The same behavior between the belt and brush at the bottom happens at the top, just with opposite charges. A corona forms in the gap between the surface of the belt and the sharp points of the brush and electrons are pulled from the brush to the surface of the belt, neutralizing the outer surface of the belt. Where do those electrons come from?

Charging The Dome

Those electrons come from the outer surface of the dome. Notice that the top brush is connected to a metal plate that extends down the side of the cylinder where the dome makes electrical contact with it.

The dome acts like a Faraday cage and what happens is the same as happens in Faraday’s ice pail experiment. That experiment demonstrated that any charge deposited on the inside of the dome, or ice pail in Faraday’s case, will end up on the outside of the dome. The inside of the dome will remain neutral. Key here is that since the inside is always neutral, you can keep depositing more and more charge to the inside and there will be no build up of like charge to repel it. Any deposited charge immediately moves to the outside.
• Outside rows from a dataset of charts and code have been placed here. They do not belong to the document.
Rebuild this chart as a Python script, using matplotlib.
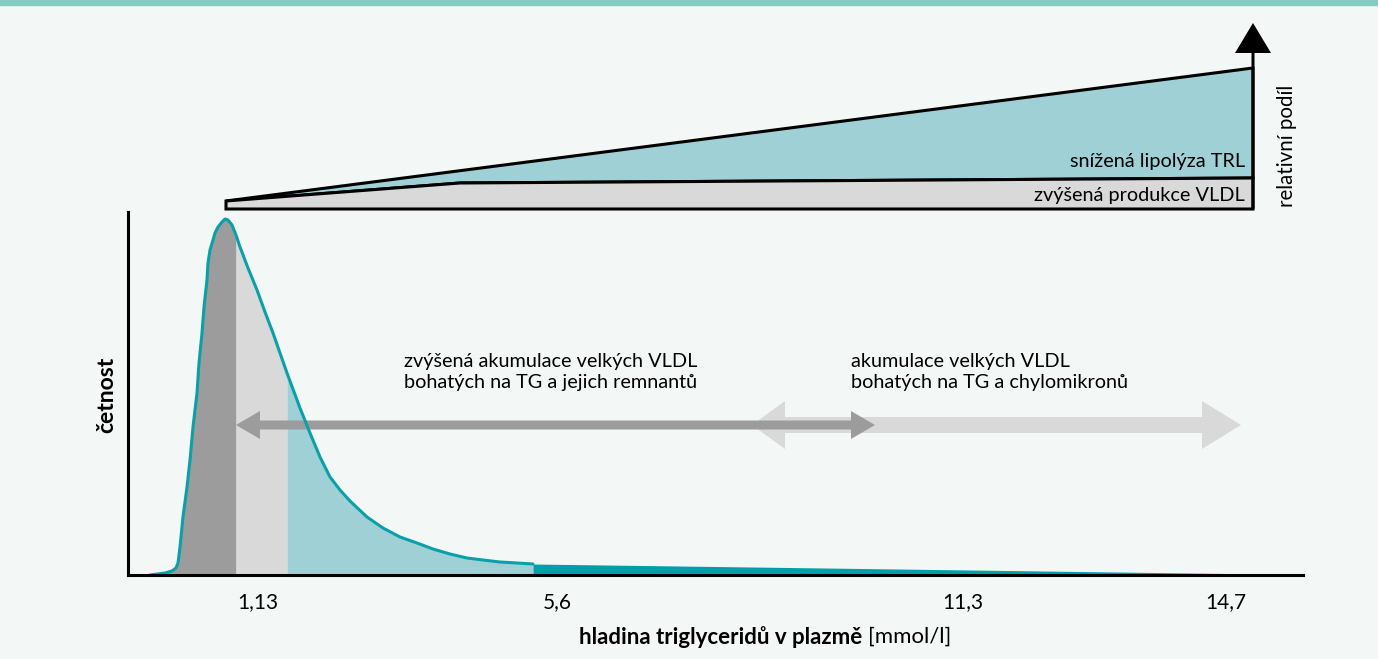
import numpy as np
import matplotlib
matplotlib.use("Agg")
import matplotlib.pyplot as plt
from matplotlib.patches import Polygon, FancyArrow, Rectangle

plt.rcParams['font.family'] = ['Lato', 'DejaVu Sans']

# frequency curve (x = schematic position, h = frequency height above baseline)
curve_x = [150, 165, 172, 176, 178, 180, 183, 187, 190, 193, 197, 199, 202, 204, 207, 208,
           210, 213, 215, 218, 222, 225, 228, 232, 236, 240, 248, 257, 265, 273, 280, 287,
           300, 310, 320, 330, 340, 350, 367, 383, 400, 417, 433, 450, 467, 483, 500, 517, 533]
curve_h = [0, 2, 4, 7, 12, 28, 58, 88, 115, 148, 182, 212, 242, 268, 295, 312,
           325, 335, 342, 348, 353, 356, 355, 350, 340, 328, 307, 285, 263, 242, 222, 202,
           167, 142, 118, 98, 85, 74, 58, 47, 38, 32, 26, 21, 17, 15, 13, 12, 11]
tail_x = [533, 1226]
tail_h = [11, 1.5]

# coloured bands under the curve
band_edges = [150, 236, 287, 533]
band_colors = ['#9c9c9c', '#d9d9d9', '#9fd0d6']
tail_color = '#00a0a8'
line_color = '#0aa0aa'

tick_pos = [258, 557, 963, 1226]
tick_labels = ['1,13', '5,6', '11,3', '14,7']

# relative share diagram (top)
share_x = [226, 460, 1253]
vldl_h = [374, 392, 397]      # top of "zvýšená produkce VLDL"
trl_h = [374, 507]            # top of "snížená lipolýza TRL" (at 226 and 1253)
share_base = 366

bg = '#f3f8f7'
fig = plt.figure(figsize=(13.78, 6.59), dpi=100, facecolor=bg)
fig.patches.append(Rectangle((0, 1 - 5 / 659), 1, 5 / 659, transform=fig.transFigure,
                             color='#86cbbf', zorder=0))

ax = fig.add_axes([128 / 1378, (659 - 575) / 659, (1303 - 128) / 1378, (575 - 212) / 659])
ax.set_facecolor(bg)
ax.set_xlim(128, 1303)
ax.set_ylim(0, 363)
for s in ['top', 'right']:
    ax.spines[s].set_visible(False)
for s in ['left', 'bottom']:
    ax.spines[s].set_linewidth(2.2)
    ax.spines[s].set_zorder(6)
ax.set_yticks([])
ax.set_xticks(tick_pos, tick_labels)
ax.tick_params(axis='x', length=0, pad=12, labelsize=15)

cx = np.array(curve_x)
ch = np.array(curve_h)
for i, c in enumerate(band_colors):
    m = (cx >= band_edges[i]) & (cx <= band_edges[i + 1])
    ax.fill_between(cx[m], ch[m], 0, color=c, lw=0, zorder=1)
ax.fill_between(tail_x, tail_h, 0, color=tail_color, lw=0, zorder=1)

# arrows
ax.add_patch(FancyArrow(996, 150, 752 - 996, 0, width=16, head_width=48, head_length=33,
                        length_includes_head=True, color='#d9d9d9', lw=0, zorder=2, clip_on=False))
ax.add_patch(FancyArrow(996, 150, 1241 - 996, 0, width=16, head_width=48, head_length=39,
                        length_includes_head=True, color='#d9d9d9', lw=0, zorder=2, clip_on=False))
ax.add_patch(FancyArrow(555, 150, 236 - 555, 0, width=9, head_width=28, head_length=24,
                        length_includes_head=True, color='#9c9c9c', lw=0, zorder=3, clip_on=False))
ax.add_patch(FancyArrow(555, 150, 875 - 555, 0, width=9, head_width=28, head_length=24,
                        length_includes_head=True, color='#9c9c9c', lw=0, zorder=3, clip_on=False))

ax.plot(curve_x, curve_h, color=line_color, lw=2.2, zorder=4, clip_on=False,
        solid_joinstyle='round', solid_capstyle='round')

# relative share diagram
gray_poly = [(share_x[0], share_base), (share_x[0], vldl_h[0]), (share_x[1], vldl_h[1]),
             (share_x[2], vldl_h[2]), (share_x[2], share_base)]
teal_poly = [(share_x[0], trl_h[0]), (share_x[2], trl_h[1]), (share_x[2], vldl_h[2]),
             (share_x[1], vldl_h[1])]
ax.add_patch(Polygon(teal_poly, closed=True, fc='#9fd0d6', ec='black', lw=2.2,
                     joinstyle='miter', clip_on=False, zorder=3))
ax.add_patch(Polygon(gray_poly, closed=True, fc='#d9d9d9', ec='black', lw=2.2,
                     joinstyle='miter', clip_on=False, zorder=3))
ax.add_patch(FancyArrow(share_x[2], share_base, 0, 552 - share_base, width=3, head_width=36,
                        head_length=30, length_includes_head=True, color='black', lw=0,
                        clip_on=False, zorder=4))

fs = 14.3
ax.text(1245, 413, 'snížená lipolýza TRL', ha='right', va='center', fontsize=fs, zorder=5, clip_on=False)
ax.text(1245, 380, 'zvýšená produkce VLDL', ha='right', va='center', fontsize=fs, zorder=5, clip_on=False)
ax.text(1287, 429, 'relativní podíl', ha='center', va='center', rotation=90, fontsize=14.8, clip_on=False)

ax.text(404, 203, 'zvýšená akumulace velkých VLDL\nbohatých na TG a jejich remnantů',
        ha='left', va='center', fontsize=fs, linespacing=1.3)
ax.text(851, 203, 'akumulace velkých VLDL\nbohatých na TG a chylomikronů',
        ha='left', va='center', fontsize=fs, linespacing=1.3)

ax.text(107, 180, 'četnost', ha='center', va='center', rotation=90, fontsize=16.5,
        fontweight='bold', clip_on=False)

t1 = ax.text(579, -62, 'hladina triglyceridů v plazmě', ha='left', va='center', fontsize=16,
             fontweight='bold', clip_on=False)
ax.annotate('[mmol/l]', xy=(1, 0.5), xycoords=t1, xytext=(4, 0), textcoords='offset points',
            ha='left', va='center', fontsize=16)

fig.savefig('out.png', dpi=100, facecolor=bg)
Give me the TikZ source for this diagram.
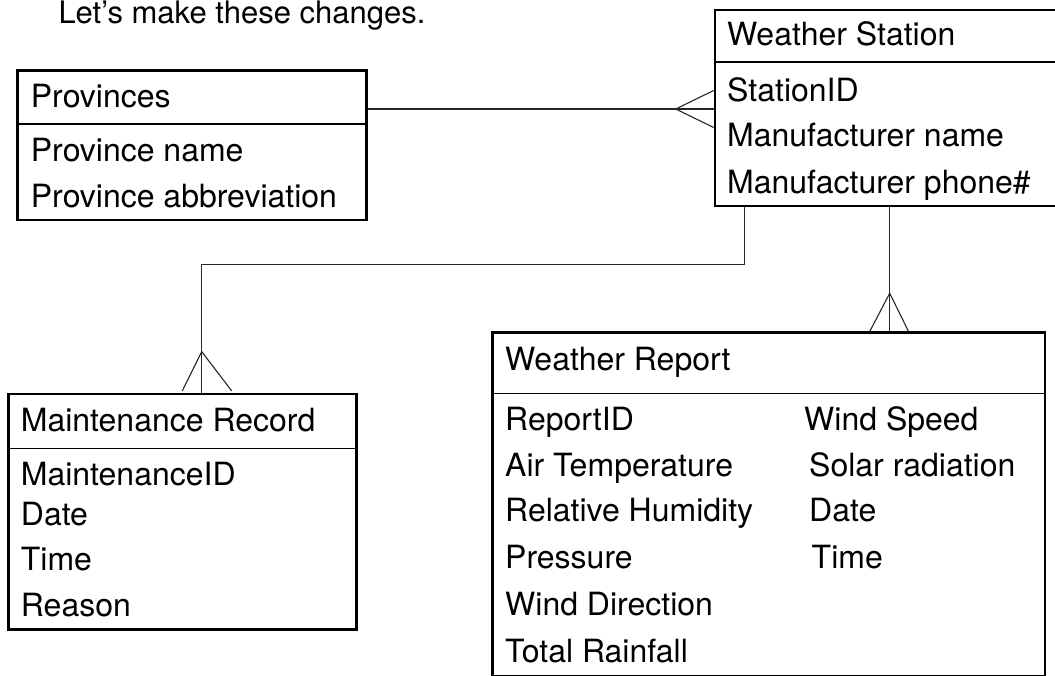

And that’s why the voltage limit for a Van de Graaff is determined by the diameter and curvature of the dome. You can keep pumping charge to the dome and it will keep taking it. And just as with the brushes, if the dome had sharp points then it would easily form strong electric fields with the surroundings and form a leaky corona. So the bigger and rounder the dome, the weaker the surrounding electric field will be. It’ll be harder for corona to form and for the surrounding air to become conductive.

There are still limits of course. For example, the electric field between the dome and the grounded parts at the bottom of the Van de Graaff could become strong enough for corona to form, followed by a spark, briefly neutralizing the dome.

But not all Van de Graaff generators come in this shape. We’ve seen one that uses a soda can for the dome and is held in the hand like a wand and another that uses a Christmas tree ornament for the dome. Shocking!